Just a few thoughts as I close the lid on two momentous terms at Imperial.
1. You don’t know what you can achieve until you try
I took a big risk doing this course considering the huge cost and my non-science background. Plus it’s been almost a decade since my undergrad days. Yet somehow I have thrived. Amid the flood of new concepts, information and working styles, I find myself with a fighting chance of a distinction (although maybe I’ve just jinxed it). Of course, I still have the massive challenge of my dissertation but this is already beyond what I imagined this time last year. If I hadn’t tried, all this would just be a bunch of ‘what ifs’.
2. Mature students seem to get more out of the MPH
Much of a public health degree is about practical application. As such, it’s a big advantage if you have real world experience to temper the theory taught in class. It’s not just about hard skills. During my course I’ve found that simple yet important things such as version control, keeping colleagues updated and time management are often overlooked. Having these habits already ingrained sets you up for success.
3. Going back to school can be hard for mature students
I’ve been told I look young but, at 34 years, I’m most definitely not. At times, it has been hard going to class with people often 10 years younger, and having to live like a student (ie no income) again.

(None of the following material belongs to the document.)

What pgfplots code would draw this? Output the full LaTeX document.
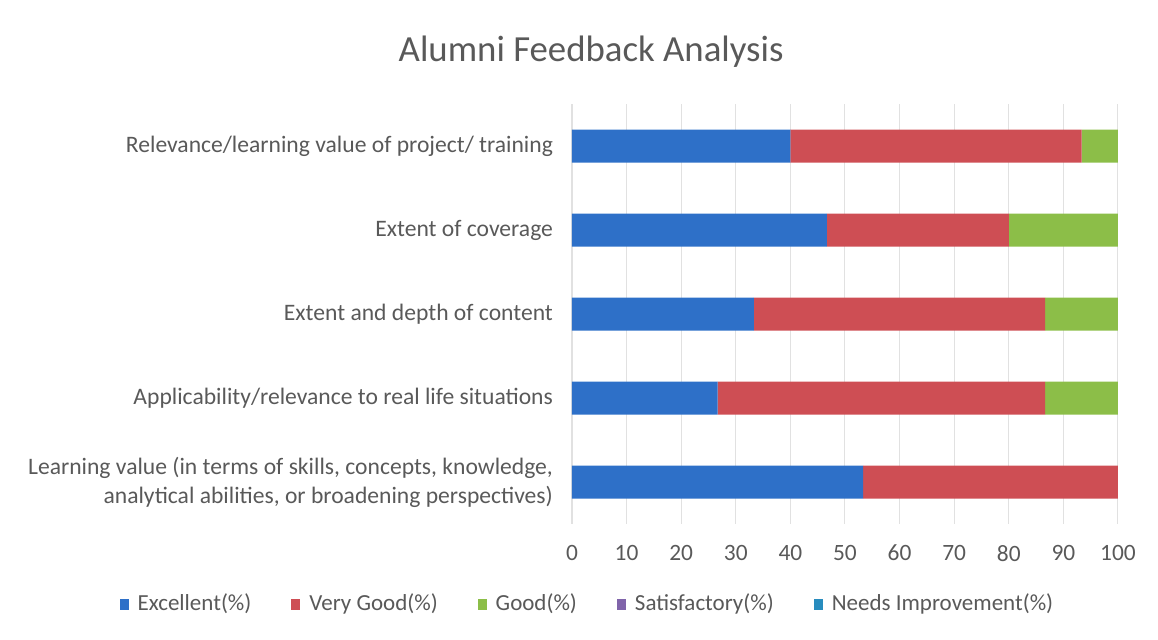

To get through it, I’ve had to constantly remind myself of the reason I’m here: to acquire new skills and open up new opportunities. Having the support of my wife has also been vital. I don’t know where I’d be without her. I’ve also tapped on the school’s free counselling service and that has been helpful, although it can take a long time to see somebody.
It’s been a roller-coaster ride so far. Let’s see what the final term has in store.